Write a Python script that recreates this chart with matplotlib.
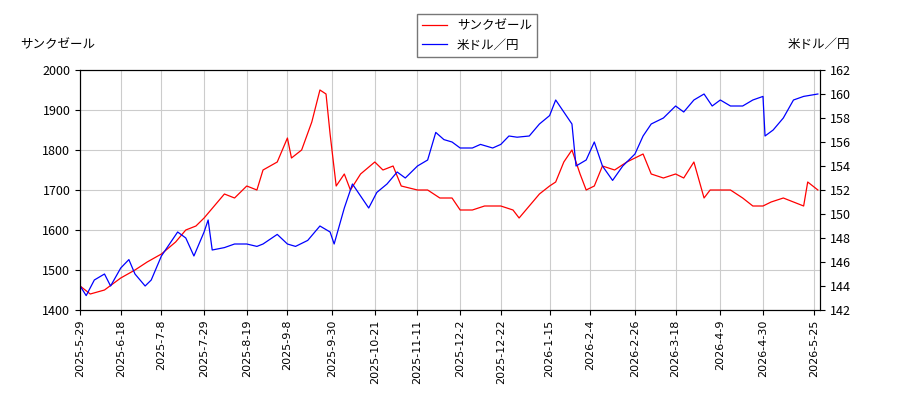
import pandas as pd
import matplotlib.pyplot as plt
import matplotlib.dates as mdates

plt.rcParams['font.family'] = ['Noto Sans CJK JP', 'DejaVu Sans']

# サンクゼール (left axis)
red_dates = ["2025-05-29","2025-06-03","2025-06-10","2025-06-18","2025-06-25","2025-07-01","2025-07-08",
             "2025-07-15","2025-07-20","2025-07-25","2025-07-29","2025-08-03","2025-08-08","2025-08-13",
             "2025-08-19","2025-08-24","2025-08-27","2025-09-03","2025-09-08","2025-09-10","2025-09-15",
             "2025-09-20","2025-09-24","2025-09-27","2025-09-29","2025-10-02","2025-10-06","2025-10-09",
             "2025-10-14","2025-10-21","2025-10-25","2025-10-30","2025-11-03","2025-11-11","2025-11-16",
             "2025-11-22","2025-11-28","2025-12-02","2025-12-08","2025-12-14","2025-12-22","2025-12-28",
             "2025-12-31","2026-01-05","2026-01-10","2026-01-15","2026-01-18","2026-01-22","2026-01-26",
             "2026-01-30","2026-02-02","2026-02-06","2026-02-10","2026-02-16","2026-02-22","2026-02-26",
             "2026-03-02","2026-03-06","2026-03-12","2026-03-18","2026-03-22","2026-03-27","2026-04-01",
             "2026-04-04","2026-04-09","2026-04-14","2026-04-20","2026-04-25","2026-04-30","2026-05-04",
             "2026-05-10","2026-05-15","2026-05-20","2026-05-22","2026-05-27"]
red_vals = [1460,1440,1450,1480,1500,1520,1540,1570,1600,1610,1630,1660,1690,1680,1710,1700,1750,1770,
            1830,1780,1800,1870,1950,1940,1840,1710,1740,1700,1740,1770,1750,1760,1710,1700,1700,1680,
            1680,1650,1650,1660,1660,1650,1630,1660,1690,1710,1720,1770,1800,1740,1700,1710,1760,1750,
            1770,1780,1790,1740,1730,1740,1730,1770,1680,1700,1700,1700,1680,1660,1660,1670,1680,1670,
            1660,1720,1700]

# 米ドル／円 (right axis)
blue_dates = ["2025-05-29","2025-06-01","2025-06-05","2025-06-10","2025-06-13","2025-06-18","2025-06-22",
              "2025-06-25","2025-06-30","2025-07-03","2025-07-08","2025-07-12","2025-07-16","2025-07-20",
              "2025-07-24","2025-07-29","2025-07-31","2025-08-02","2025-08-08","2025-08-13","2025-08-19",
              "2025-08-24","2025-08-27","2025-09-03","2025-09-08","2025-09-12","2025-09-18","2025-09-24",
              "2025-09-29","2025-10-01","2025-10-06","2025-10-10","2025-10-14","2025-10-18","2025-10-22",
              "2025-10-27","2025-11-01","2025-11-05","2025-11-11","2025-11-16","2025-11-20","2025-11-24",
              "2025-11-28","2025-12-02","2025-12-08","2025-12-12","2025-12-18","2025-12-22","2025-12-26",
              "2025-12-30","2026-01-05","2026-01-10","2026-01-15","2026-01-18","2026-01-22","2026-01-26",
              "2026-01-28","2026-02-02","2026-02-06","2026-02-10","2026-02-15","2026-02-20","2026-02-26",
              "2026-03-02","2026-03-06","2026-03-12","2026-03-18","2026-03-22","2026-03-27","2026-04-01",
              "2026-04-05","2026-04-09","2026-04-14","2026-04-20","2026-04-25","2026-04-30","2026-05-01",
              "2026-05-05","2026-05-10","2026-05-15","2026-05-20","2026-05-27"]
blue_vals = [144,143.2,144.5,145,144,145.5,146.2,145,144,144.5,146.5,147.5,148.5,148,146.5,148.5,149.5,
             147,147.2,147.5,147.5,147.3,147.5,148.3,147.5,147.3,147.8,149,148.5,147.5,150.5,152.5,151.5,
             150.5,151.8,152.5,153.5,153,154,154.5,156.8,156.2,156,155.5,155.5,155.8,155.5,155.8,156.5,
             156.4,156.5,157.5,158.2,159.5,158.5,157.5,154,154.5,156,154,152.8,154,155,156.5,157.5,158,
             159,158.5,159.5,160,159,159.5,159,159,159.5,159.8,156.5,157,158,159.5,159.8,160]

tick_labels = ["2025-5-29","2025-6-18","2025-7-8","2025-7-29","2025-8-19","2025-9-8","2025-9-30",
               "2025-10-21","2025-11-11","2025-12-2","2025-12-22","2026-1-15","2026-2-4","2026-2-26",
               "2026-3-18","2026-4-9","2026-4-30","2026-5-25"]

rd = pd.to_datetime(red_dates)
bd = pd.to_datetime(blue_dates)
ticks = pd.to_datetime(tick_labels)

fig = plt.figure(figsize=(9, 4), dpi=100)
ax = fig.add_axes([0.089, 0.225, 0.822, 0.6])
ax2 = ax.twinx()

l1, = ax.plot(rd, red_vals, color='red', lw=0.9, label='サンクゼール')
l2, = ax2.plot(bd, blue_vals, color='blue', lw=0.9, label='米ドル／円')

ax.set_ylim(1400, 2000)
ax2.set_ylim(142, 162)
ax2.set_yticks(range(142, 163, 2))
ax.set_xlim(pd.Timestamp("2025-05-29"), pd.Timestamp("2026-05-28"))
ax.set_xticks(ticks)
ax.set_xticklabels(tick_labels, rotation=90, fontsize=8, family='DejaVu Sans')
ax.tick_params(axis='y', labelsize=9)
ax2.tick_params(axis='y', labelsize=9)
ax.grid(True, color='#cccccc', lw=0.8)

fig.text(0.022, 0.88, 'サンクゼール', fontsize=9)
fig.text(0.945, 0.88, '米ドル／円', fontsize=9, ha='right')
fig.legend(handles=[l1, l2], loc='upper center', bbox_to_anchor=(0.53, 0.98),
           fontsize=9, fancybox=False, edgecolor='#555555')

plt.savefig('out.png')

## Goal
Leave out the pictures and repeat the lines from the start of the material through the line with "plt.rcParams['font.family'] = ['Noto", inclusive.

## Task response
Write a Python script that recreates this chart with matplotlib.
import pandas as pd
import matplotlib.pyplot as plt
import matplotlib.dates as mdates

plt.rcParams['font.family'] = ['Noto Sans CJK JP', 'DejaVu Sans']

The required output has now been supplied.